- _To do_
Pictures stay out of the copy; set down each line of the listing below exactly.

======== Material provided ========

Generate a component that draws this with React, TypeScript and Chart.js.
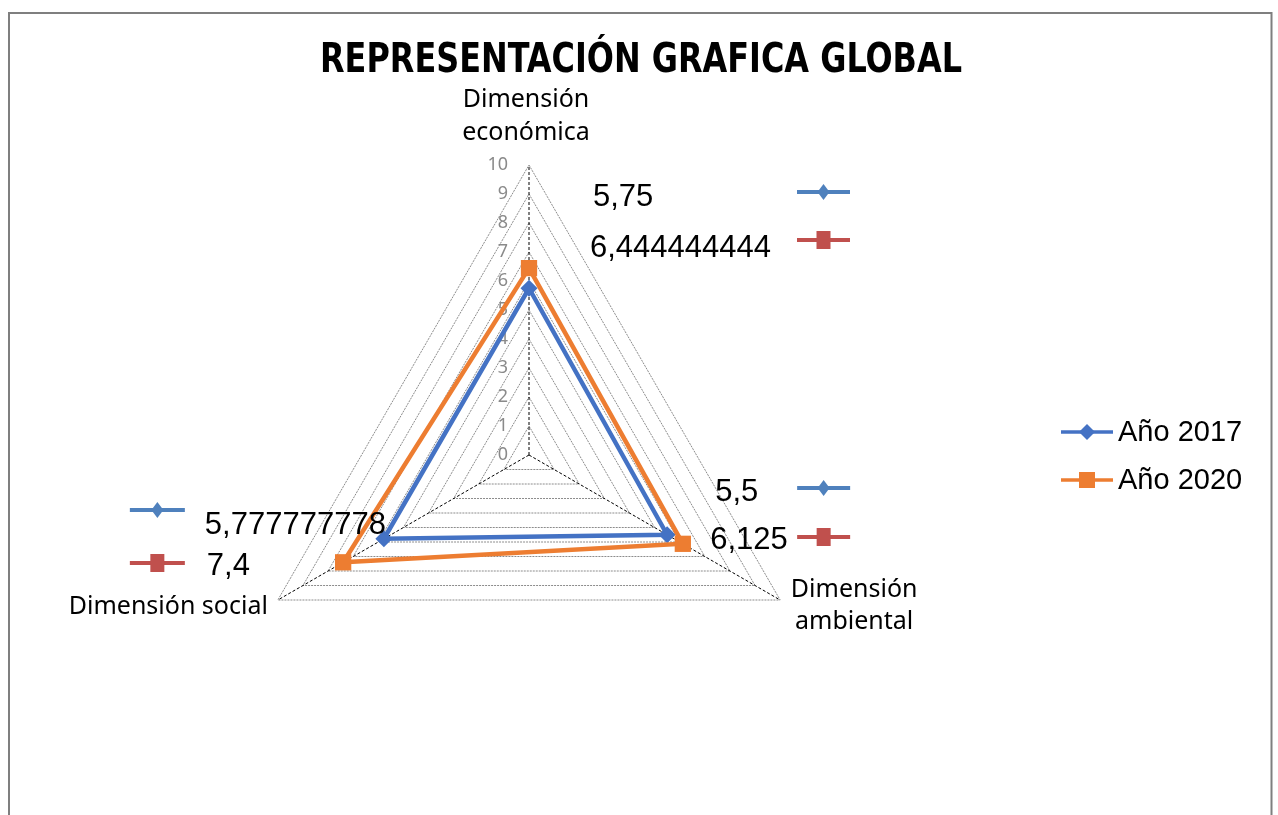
import React, { useEffect, useRef } from "react";
import { Chart, registerables } from "chart.js";

Chart.register(...registerables);

const categories = ["Dimensión económica", "Dimensión ambiental", "Dimensión social"];
const seriesNames = ["Año 2017", "Año 2020"];
const values2017 = [5.75, 5.5, 5.777777778];
const values2020 = [6.444444444, 6.125, 7.4];
const valueLabels2017 = ["5,75", "5,5", "5,777777778"];
const valueLabels2020 = ["6,444444444", "6,125", "7,4"];
const tickValues = [0, 1, 2, 3, 4, 5, 6, 7, 8, 9, 10];
const titleText = "REPRESENTACIÓN GRAFICA GLOBAL";

const BLUE = "#4472C4";
const ORANGE = "#ED7D31";
const KEY_BLUE = "#4F81BD";
const KEY_RED = "#C0504D";

function diamond(ctx: CanvasRenderingContext2D, x: number, y: number, hw: number, hh: number, color: string) {
  ctx.beginPath();
  ctx.moveTo(x, y - hh);
  ctx.lineTo(x + hw, y);
  ctx.lineTo(x, y + hh);
  ctx.lineTo(x - hw, y);
  ctx.closePath();
  ctx.fillStyle = color;
  ctx.fill();
}

function keyLine(ctx: CanvasRenderingContext2D, x1: number, x2: number, y: number, color: string, marker: "diamond" | "square", w = 4) {
  ctx.save();
  ctx.strokeStyle = color;
  ctx.lineWidth = w;
  ctx.beginPath();
  ctx.moveTo(x1, y);
  ctx.lineTo(x2, y);
  ctx.stroke();
  const mx = (x1 + x2) / 2;
  if (marker === "diamond") diamond(ctx, mx, y, 6, 8, color);
  else {
    ctx.fillStyle = color;
    ctx.fillRect(mx - 7, y - 9, 14, 18);
  }
  ctx.restore();
}

// offsets (relative to each axis' outer vertex) for the Excel-style value label blocks
const labelLayout = [
  { t1: [64, 32], k1: [268, 321, 27], t2: [61, 83], k2: [268, 321, 75] },
  { t1: [-65, -108], k1: [17, 70, -112], t2: [-70, -60], k2: [17, 70, -63] },
  { t1: [-73, -75], k1: [-148, -93, -90], t2: [-71, -34], k2: [-148, -93, -37] },
];

const customPlugin = {
  id: "customDecor",
  beforeDraw(chart: any) {
    const ctx = chart.ctx as CanvasRenderingContext2D;
    ctx.save();
    ctx.fillStyle = "#ffffff";
    ctx.fillRect(0, 0, chart.width, chart.height);
    ctx.strokeStyle = "#7f7f7f";
    ctx.lineWidth = 2;
    ctx.strokeRect(9, 13, 1262.5, 900);
    ctx.restore();
  },
  beforeDatasetsDraw(chart: any) {
    const ctx = chart.ctx as CanvasRenderingContext2D;
    const scale = chart.scales.r;
    ctx.save();
    ctx.fillStyle = "#8a8a8a";
    ctx.font = "18px 'Noto Sans'";
    ctx.textAlign = "right";
    ctx.textBaseline = "middle";
    tickValues.forEach((v) => {
      const d = scale.getDistanceFromCenterForValue(v);
      ctx.fillText(String(v), scale.xCenter - 21, scale.yCenter - d);
    });
    ctx.restore();
  },
  afterDraw(chart: any) {
    const ctx = chart.ctx as CanvasRenderingContext2D;
    const scale = chart.scales.r;
    ctx.save();
    // title
    ctx.fillStyle = "#000";
    ctx.font = "bold 41px 'Liberation Sans Narrow', 'DejaVu Sans Condensed', sans-serif";
    ctx.textAlign = "center";
    ctx.textBaseline = "middle";
    ctx.fillText(titleText, 641, 61, 642);

    // axis labels
    ctx.font = "25px 'Noto Sans'";
    const top = scale.getPointPositionForValue(0, 10);
    const right = scale.getPointPositionForValue(1, 10);
    const left = scale.getPointPositionForValue(2, 10);
    const [c0a, c0b] = categories[0].split(" ");
    ctx.textAlign = "center";
    ctx.fillText(c0a, top.x - 3, top.y - 65);
    ctx.fillText(c0b, top.x - 3, top.y - 32);
    const [c1a, c1b] = categories[1].split(" ");
    ctx.fillText(c1a, right.x + 74, right.y - 10);
    ctx.fillText(c1b, right.x + 74, right.y + 22);
    ctx.textAlign = "right";
    ctx.fillText(categories[2], left.x - 10, left.y + 7);

    // value label blocks
    ctx.font = "31px 'Liberation Sans', Arial, sans-serif";
    ctx.textAlign = "left";
    [top, right, left].forEach((p, i) => {
      const L = labelLayout[i];
      keyLine(ctx, p.x + L.k1[0], p.x + L.k1[1], p.y + L.k1[2], KEY_BLUE, "diamond");
      keyLine(ctx, p.x + L.k2[0], p.x + L.k2[1], p.y + L.k2[2], KEY_RED, "square");
      ctx.fillStyle = "#000";
      ctx.fillText(valueLabels2017[i], p.x + L.t1[0], p.y + L.t1[1]);
      ctx.fillText(valueLabels2020[i], p.x + L.t2[0], p.y + L.t2[1]);
    });

    // legend
    ctx.font = "29px 'Liberation Sans', Arial, sans-serif";
    ctx.textAlign = "left";
    const lx1 = 1061, lx2 = 1113, ly = [432, 480];
    ctx.save();
    ctx.lineWidth = 3.5;
    ctx.strokeStyle = BLUE;
    ctx.beginPath(); ctx.moveTo(lx1, ly[0]); ctx.lineTo(lx2, ly[0]); ctx.stroke();
    diamond(ctx, (lx1 + lx2) / 2, ly[0], 8, 8, BLUE);
    ctx.strokeStyle = ORANGE;
    ctx.beginPath(); ctx.moveTo(lx1, ly[1]); ctx.lineTo(lx2, ly[1]); ctx.stroke();
    ctx.fillStyle = ORANGE;
    ctx.fillRect((lx1 + lx2) / 2 - 8, ly[1] - 8, 16, 16);
    ctx.restore();
    ctx.fillStyle = "#000";
    ctx.fillText(seriesNames[0], 1118, ly[0] + 1);
    ctx.fillText(seriesNames[1], 1118, ly[1] + 1);
    ctx.restore();
  },
};

export default function App() {
  const ref = useRef<HTMLCanvasElement | null>(null);
  useEffect(() => {
    if (!ref.current) return;
    const chart = new Chart(ref.current, {
      type: "radar",
      data: {
        labels: categories,
        datasets: [
          {
            label: seriesNames[0],
            data: values2017,
            borderColor: BLUE,
            backgroundColor: BLUE,
            borderWidth: 4.5,
            fill: false,
            pointStyle: "rectRot",
            pointRadius: 8.5,
            pointBackgroundColor: BLUE,
            pointBorderWidth: 0,
            order: 1,
          },
          {
            label: seriesNames[1],
            data: values2020,
            borderColor: ORANGE,
            backgroundColor: ORANGE,
            borderWidth: 4.5,
            fill: false,
            pointStyle: "rect",
            pointRadius: 11.5,
            pointBackgroundColor: ORANGE,
            pointBorderWidth: 0,
            order: 0,
          },
        ],
      },
      options: {
        animation: false,
        responsive: false,
        devicePixelRatio: 1,
        layout: { padding: { left: 239, right: 459, top: 165, bottom: 70 } },
        plugins: { legend: { display: false }, title: { display: false }, tooltip: { enabled: false } },
        elements: { line: { tension: 0 } },
        scales: {
          r: {
            min: 0,
            max: 10,
            ticks: { stepSize: 1, display: false, showLabelBackdrop: false },
            pointLabels: { display: false },
            grid: { color: "#8c8c8c", lineWidth: 1 },
            border: { dash: [2, 1] },
            angleLines: { color: "#000000", lineWidth: 1, borderDash: [3, 2] },
          },
        },
      },
      plugins: [customPlugin],
    } as any);
    return () => chart.destroy();
  }, []);
  return (
    <div style={{ position: "absolute", left: 0, top: 0, width: 1278, height: 815 }}>
      <canvas ref={ref} width={1278} height={815} />
    </div>
  );
}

========

- _Correct result_
Generate a component that draws this with React, TypeScript and Chart.js.
import React, { useEffect, useRef } from "react";
import { Chart, registerables } from "chart.js";

Chart.register(...registerables);

const categories = ["Dimensión económica", "Dimensión ambiental", "Dimensión social"];
const seriesNames = ["Año 2017", "Año 2020"];
const values2017 = [5.75, 5.5, 5.777777778];
const values2020 = [6.444444444, 6.125, 7.4];
const valueLabels2017 = ["5,75", "5,5", "5,777777778"];
const valueLabels2020 = ["6,444444444", "6,125", "7,4"];
const tickValues = [0, 1, 2, 3, 4, 5, 6, 7, 8, 9, 10];
const titleText = "REPRESENTACIÓN GRAFICA GLOBAL";

const BLUE = "#4472C4";
const ORANGE = "#ED7D31";
const KEY_BLUE = "#4F81BD";
const KEY_RED = "#C0504D";

function diamond(ctx: CanvasRenderingContext2D, x: number, y: number, hw: number, hh: number, color: string) {
  ctx.beginPath();
  ctx.moveTo(x, y - hh);
  ctx.lineTo(x + hw, y);
  ctx.lineTo(x, y + hh);
  ctx.lineTo(x - hw, y);
  ctx.closePath();
  ctx.fillStyle = color;
  ctx.fill();
}

function keyLine(ctx: CanvasRenderingContext2D, x1: number, x2: number, y: number, color: string, marker: "diamond" | "square", w = 4) {
  ctx.save();
  ctx.strokeStyle = color;
  ctx.lineWidth = w;
  ctx.beginPath();
  ctx.moveTo(x1, y);
  ctx.lineTo(x2, y);
  ctx.stroke();
  const mx = (x1 + x2) / 2;
  if (marker === "diamond") diamond(ctx, mx, y, 6, 8, color);
  else {
    ctx.fillStyle = color;
    ctx.fillRect(mx - 7, y - 9, 14, 18);
  }
  ctx.restore();
}

// offsets (relative to each axis' outer vertex) for the Excel-style value label blocks
const labelLayout = [
  { t1: [64, 32], k1: [268, 321, 27], t2: [61, 83], k2: [268, 321, 75] },
  { t1: [-65, -108], k1: [17, 70, -112], t2: [-70, -60], k2: [17, 70, -63] },
  { t1: [-73, -75], k1: [-148, -93, -90], t2: [-71, -34], k2: [-148, -93, -37] },
];

const customPlugin = {
  id: "customDecor",
  beforeDraw(chart: any) {
    const ctx = chart.ctx as CanvasRenderingContext2D;
    ctx.save();
    ctx.fillStyle = "#ffffff";
    ctx.fillRect(0, 0, chart.width, chart.height);
    ctx.strokeStyle = "#7f7f7f";
    ctx.lineWidth = 2;
    ctx.strokeRect(9, 13, 1262.5, 900);
    ctx.restore();
  },
  beforeDatasetsDraw(chart: any) {
    const ctx = chart.ctx as CanvasRenderingContext2D;
    const scale = chart.scales.r;
    ctx.save();
    ctx.fillStyle = "#8a8a8a";
    ctx.font = "18px 'Noto Sans'";
    ctx.textAlign = "right";
    ctx.textBaseline = "middle";
    tickValues.forEach((v) => {
      const d = scale.getDistanceFromCenterForValue(v);
      ctx.fillText(String(v), scale.xCenter - 21, scale.yCenter - d);
    });
    ctx.restore();
  },
  afterDraw(chart: any) {
    const ctx = chart.ctx as CanvasRenderingContext2D;
    const scale = chart.scales.r;
    ctx.save();
    // title
    ctx.fillStyle = "#000";
    ctx.font = "bold 41px 'Liberation Sans Narrow', 'DejaVu Sans Condensed', sans-serif";
    ctx.textAlign = "center";
    ctx.textBaseline = "middle";
    ctx.fillText(titleText, 641, 61, 642);

    // axis labels
    ctx.font = "25px 'Noto Sans'";
    const top = scale.getPointPositionForValue(0, 10);
    const right = scale.getPointPositionForValue(1, 10);
    const left = scale.getPointPositionForValue(2, 10);
    const [c0a, c0b] = categories[0].split(" ");
    ctx.textAlign = "center";
    ctx.fillText(c0a, top.x - 3, top.y - 65);
    ctx.fillText(c0b, top.x - 3, top.y - 32);
    const [c1a, c1b] = categories[1].split(" ");
    ctx.fillText(c1a, right.x + 74, right.y - 10);
    ctx.fillText(c1b, right.x + 74, right.y + 22);
    ctx.textAlign = "right";
    ctx.fillText(categories[2], left.x - 10, left.y + 7);

    // value label blocks
    ctx.font = "31px 'Liberation Sans', Arial, sans-serif";
    ctx.textAlign = "left";
    [top, right, left].forEach((p, i) => {
      const L = labelLayout[i];
      keyLine(ctx, p.x + L.k1[0], p.x + L.k1[1], p.y + L.k1[2], KEY_BLUE, "diamond");
      keyLine(ctx, p.x + L.k2[0], p.x + L.k2[1], p.y + L.k2[2], KEY_RED, "square");
      ctx.fillStyle = "#000";
      ctx.fillText(valueLabels2017[i], p.x + L.t1[0], p.y + L.t1[1]);
      ctx.fillText(valueLabels2020[i], p.x + L.t2[0], p.y + L.t2[1]);
    });

    // legend
    ctx.font = "29px 'Liberation Sans', Arial, sans-serif";
    ctx.textAlign = "left";
    const lx1 = 1061, lx2 = 1113, ly = [432, 480];
    ctx.save();
    ctx.lineWidth = 3.5;
    ctx.strokeStyle = BLUE;
    ctx.beginPath(); ctx.moveTo(lx1, ly[0]); ctx.lineTo(lx2, ly[0]); ctx.stroke();
    diamond(ctx, (lx1 + lx2) / 2, ly[0], 8, 8, BLUE);
    ctx.strokeStyle = ORANGE;
    ctx.beginPath(); ctx.moveTo(lx1, ly[1]); ctx.lineTo(lx2, ly[1]); ctx.stroke();
    ctx.fillStyle = ORANGE;
    ctx.fillRect((lx1 + lx2) / 2 - 8, ly[1] - 8, 16, 16);
    ctx.restore();
    ctx.fillStyle = "#000";
    ctx.fillText(seriesNames[0], 1118, ly[0] + 1);
    ctx.fillText(seriesNames[1], 1118, ly[1] + 1);
    ctx.restore();
  },
};

export default function App() {
  const ref = useRef<HTMLCanvasElement | null>(null);
  useEffect(() => {
    if (!ref.current) return;
    const chart = new Chart(ref.current, {
      type: "radar",
      data: {
        labels: categories,
        datasets: [
          {
            label: seriesNames[0],
            data: values2017,
            borderColor: BLUE,
            backgroundColor: BLUE,
            borderWidth: 4.5,
            fill: false,
            pointStyle: "rectRot",
            pointRadius: 8.5,
            pointBackgroundColor: BLUE,
            pointBorderWidth: 0,
            order: 1,
          },
          {
            label: seriesNames[1],
            data: values2020,
            borderColor: ORANGE,
            backgroundColor: ORANGE,
            borderWidth: 4.5,
            fill: false,
            pointStyle: "rect",
            pointRadius: 11.5,
            pointBackgroundColor: ORANGE,
            pointBorderWidth: 0,
            order: 0,
          },
        ],
      },
      options: {
        animation: false,
        responsive: false,
        devicePixelRatio: 1,
        layout: { padding: { left: 239, right: 459, top: 165, bottom: 70 } },
        plugins: { legend: { display: false }, title: { display: false }, tooltip: { enabled: false } },
        elements: { line: { tension: 0 } },
        scales: {
          r: {
            min: 0,
            max: 10,
            ticks: { stepSize: 1, display: false, showLabelBackdrop: false },
            pointLabels: { display: false },
            grid: { color: "#8c8c8c", lineWidth: 1 },
            border: { dash: [2, 1] },
            angleLines: { color: "#000000", lineWidth: 1, borderDash: [3, 2] },
          },
        },
      },
      plugins: [customPlugin],
    } as any);
    return () => chart.destroy();
  }, []);
  return (
    <div style={{ position: "absolute", left: 0, top: 0, width: 1278, height: 815 }}>
      <canvas ref={ref} width={1278} height={815} />
    </div>
  );
}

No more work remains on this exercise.